Таким образом, во все времена умозаключение от хода мировых событий к доброте и мудрости Творца было одинаково нелепым и никогда не предпринималось, (т.е. никогда не предпринималось при зарождении религии. После принятия веры в Бога, «теодицеи», объясняющие или отметающие жизненные невзгоды, появляются естественно). Религия имеет иное происхождение. Читая нижесказанное, следует иметь в виду, что я не стараюсь в первую очередь доказать истинность христианства, но описываю его происхождение — задача, на мой взгляд, необходимая для рассмотрения проблемы боли в ее правильной постановке.
Во всех развитых религиях находим три элемента, — а в христианстве еще один. Первый из них профессор Отто именует чувством запредельного (Numionous). Мы можем пояснить этот термин следующим образом. Предположим, вам говорят, что в соседней комнате находится тигр — вы будете сознавать, что вам грозит опасность и, вероятно, почувствуете страх. Но если вам скажут: «В соседней комнате — привидение», и вы этому поверите, вы, конечно, тоже почувствуете страх, но уже иного рода. Он не будет порождаться сознанием опасности, ибо никто впрямую не боится того, что может ему сделать привидение, — он будет вызван самим фактом, что это привидение. Оно скорее сверхъестественно, чем опасно, и вызывает особый страх перед сверхъестественным. И тут мы уж подходим к порогу запредельного. Допустим, вам просто скажут: «В этой комнате находится могучий дух», и вы поверите. Ваши чувства в этом случае будут еще менее похожи на элементарный страх в присутствии опасности, но потрясение будет глубоким. Вас охватит восторженное изумление и в некоторой степени чувство собственной незначительности перед лицом такого посещения, равно как и чувство преклонения перед ним — одним словом, целый спектр чувств, который можно выразить словами Шекспира «Пред ним мой гений укорен». Такое чувство можно описать как благоговение, и предмет, вызывающий его, и есть запредельное.
Нет ничего достовернее того факта, что человек с древнейших времен стал верить в духов, обитающих во вселенной.
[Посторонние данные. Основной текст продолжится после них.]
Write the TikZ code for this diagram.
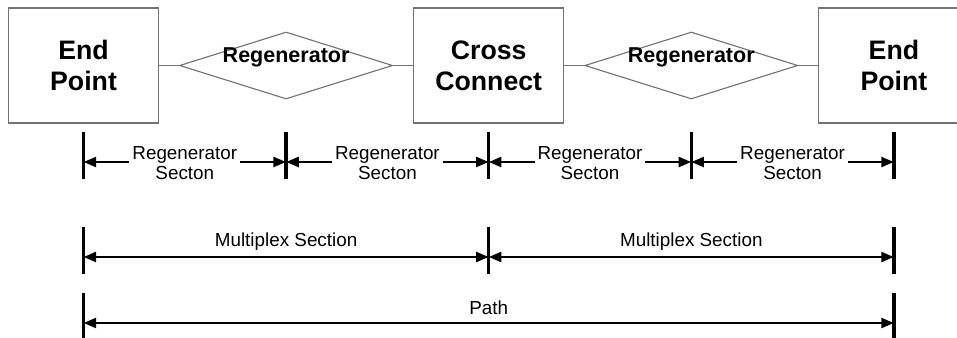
\documentclass[tikz,border=0pt]{standalone}
\usepackage{fontspec}
\setmainfont{Liberation Sans}
\usetikzlibrary{shapes.geometric,arrows.meta}

\begin{document}
\begin{tikzpicture}[x=0.025cm, y=-0.025cm,
  box/.style={draw=black!55, line width=0.8pt, minimum width=3.75cm, minimum height=2.875cm,
    align=center, font=\fontsize{19}{22}\selectfont\bfseries},
  regen/.style={draw=black!55, line width=0.8pt, diamond, inner sep=0pt,
    minimum width=5.325cm, minimum height=1.675cm},
  regtext/.style={font=\fontsize{15.3}{18}\selectfont\bfseries, inner sep=0pt},
  link/.style={draw=black!55, line width=0.8pt},
  tick/.style={line width=2.4pt},
  dimto/.style={line width=2pt, -{Triangle[length=9pt,width=7pt]}},
  dimboth/.style={line width=2pt, {Triangle[length=9pt,width=7pt]}-{Triangle[length=9pt,width=7pt]}},
  lbl/.style={font=\fontsize{13.4}{14.2}\selectfont, align=center, inner sep=2pt}
]
\useasboundingbox (0,0) rectangle (957,337);

% network elements
\node[box] (ep1) at (83.5,65.5) {End\\Point};
\node[regen] (reg1) at (286.1,65.5) {};
\node[regtext] at (286.1,57.5) {Regenerator};
\node[box] (xc) at (488.7,65.5) {Cross\\Connect};
\node[regen] (reg2) at (691.3,65.5) {};
\node[regtext] at (691.3,57.5) {Regenerator};
\node[box] (ep2) at (893.9,65.5) {End\\Point};
\draw[link] (ep1) -- (reg1);
\draw[link] (reg1) -- (xc);
\draw[link] (xc) -- (reg2);
\draw[link] (reg2) -- (ep2);

% regenerator sections
\foreach \x in {83.5,286.1,488.7,691.3,893.9}
  \draw[tick] (\x,132) -- (\x,179);
\foreach \i/\xa/\xb in {1/83.5/286.1, 2/286.1/488.7, 3/488.7/691.3, 4/691.3/893.9} {
  \coordinate (rl\i) at (\xa,162);
  \coordinate (rr\i) at (\xb,162);
  \node[lbl] (rs\i) at ({(\xa+\xb)/2},163) {Regenerator\\Secton};
  \draw[dimto] (rs\i.west |- rl\i) -- (rl\i);
  \draw[dimto] (rs\i.east |- rr\i) -- (rr\i);
}

% multiplex sections
\foreach \x in {83.5,488.7,893.9}
  \draw[tick] (\x,227) -- (\x,274);
\coordinate (m0) at (83.5,257);
\coordinate (m1) at (488.7,257);
\coordinate (m2) at (893.9,257);
\node[lbl] (ms1) at (286.1,242) {Multiplex Section};
\node[lbl] (ms2) at (691.3,242) {Multiplex Section};
\draw[dimboth] (m0) -- (m1);
\draw[dimboth] (m1) -- (m2);

% path
\foreach \x in {83.5,893.9}
  \draw[tick] (\x,293) -- (\x,340);
\coordinate (p0) at (83.5,323);
\coordinate (p1) at (893.9,323);
\node[lbl] (pth) at (488.7,307.5) {Path};
\draw[dimboth] (p0) -- (p1);
\end{tikzpicture}
\end{document}
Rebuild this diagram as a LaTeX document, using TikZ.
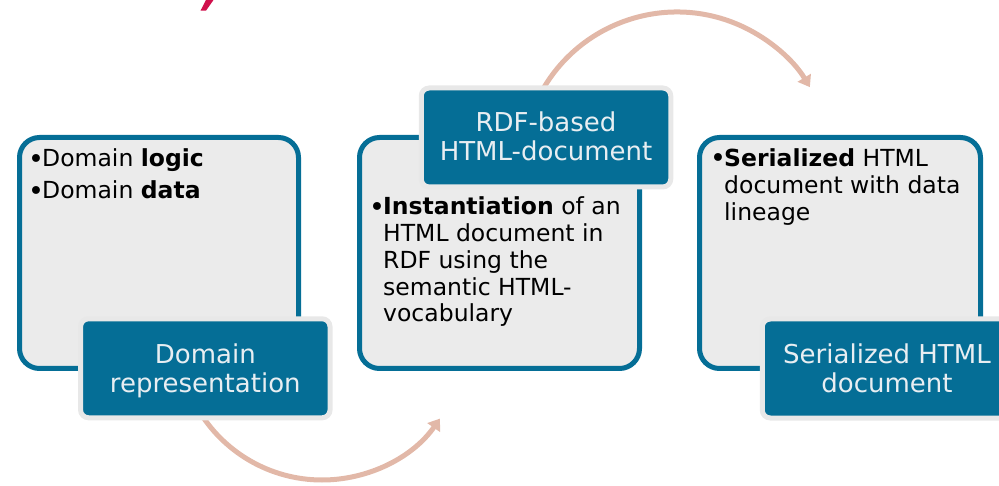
\documentclass[tikz,border=0pt]{standalone}
\usepackage{fontspec}
\setmainfont{DejaVu Sans}
\usetikzlibrary{arrows.meta}
\definecolor{boxblue}{RGB}{5,110,150}
\definecolor{boxfill}{RGB}{235,235,235}
\definecolor{framegray}{RGB}{232,232,232}
\definecolor{arrowc}{RGB}{226,184,168}
\definecolor{labeltext}{RGB}{232,238,242}
\definecolor{titlered}{RGB}{208,16,76}
\newcommand\mybul{\makebox[13pt][l]{\hspace*{-1pt}\raisebox{-1.2pt}{\fontsize{27}{27}\selectfont •}}}
\begin{document}
\begin{tikzpicture}[x=1pt,y=-1pt,
  bigbox/.style={draw=boxblue, line width=5pt, fill=boxfill, rounded corners=20pt,
    minimum width=#1, minimum height=231pt, inner sep=0pt},
  labelbox/.style={draw=framegray, line width=5pt, fill=boxblue, rounded corners=8pt,
    minimum width=249.5pt, minimum height=99pt, inner sep=0pt},
  labeltxt/.style={text=labeltext, align=center, inner sep=0pt,
    font=\fontsize{26}{29}\selectfont},
  bodytext/.style={inner sep=0pt, anchor=base west, text=black,
    font=\fontsize{23.5}{26.7}\selectfont},
  arrowline/.style={draw=arrowc, line width=5pt, -{Triangle[length=11pt,width=15pt]}}
]
\useasboundingbox (0,0) rectangle (999,486);
\clip (0,0) rectangle (999,486);
% title fragment
\fill[titlered] (206,0) -- (213.5,0) -- (206,10.7) -- (200.5,10.7) -- cycle;
% curved arrows
\coordinate (c1) at (322,336);
\coordinate (c2) at (677,167);
\draw[arrowline] (c1) ++(150:144) arc[start angle=150, end angle=35, radius=144];
\draw[arrowline] (c2) ++(205:155) arc[start angle=205, end angle=329, radius=155];
% content boxes
\node[bigbox=279pt] (b1) at (159,253) {};
\node[bigbox=280pt] (b2) at (499.5,253) {};
\node[bigbox=281pt] (b3) at (840,253) {};
% labels
\node[labelbox] (l1) at (205.3,368.3) {};
\node[labelbox] (l2) at (546,137.5) {};
\node[labelbox] (l3) at (887,368.5) {};
\node[labeltxt, yshift=-2.6pt] (l1t) at (l1) {Domain\\representation};
\node[labeltxt, yshift=1.5pt] (l2t) at (l2) {RDF-based\\HTML-document};
\node[labeltxt] (l3t) at (l3) {Serialized HTML\\document};
% body texts
\node[bodytext] (t1) at (29,167) {\begin{tabular}[t]{@{}l@{}l@{}}
  \mybul & Domain \textbf{logic}\\[5.3pt]
  \mybul & Domain \textbf{data}
  \end{tabular}};
\node[bodytext] (t2) at (370,215) {\begin{tabular}[t]{@{}l@{}l@{}}
  \mybul & \textbf{Instantiation} of an\\
         & HTML document in\\
         & RDF using the\\
         & semantic HTML-\\
         & vocabulary
  \end{tabular}};
\node[bodytext] (t3) at (711,166.7) {\begin{tabular}[t]{@{}l@{}l@{}}
  \mybul & \textbf{Serialized} HTML\\
         & document with data\\
         & lineage
  \end{tabular}};
\end{tikzpicture}
\end{document}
Профессор Отто, вероятно, слишком легко полагает, что самые первые из этих духов были предметом «запредельного благоговения». Это невозможно доказать по той простой причине, что в выражениях запредельного благоговения и в выражениях элементарного страха перед опасностью употребляются одни и те же слова — мы в равной степени можем сказать, что мы боимся привидений и что мы боимся роста цен. Поэтому теоретически допустимо, что было время, когда человеку эти духи казались просто опасными, и он относился к ним точно так же, как и к тиграм. Бесспорно то, что сейчас, по крайней мере, чувство запредельного существует, и мы можем проследить его далеко в прошлом.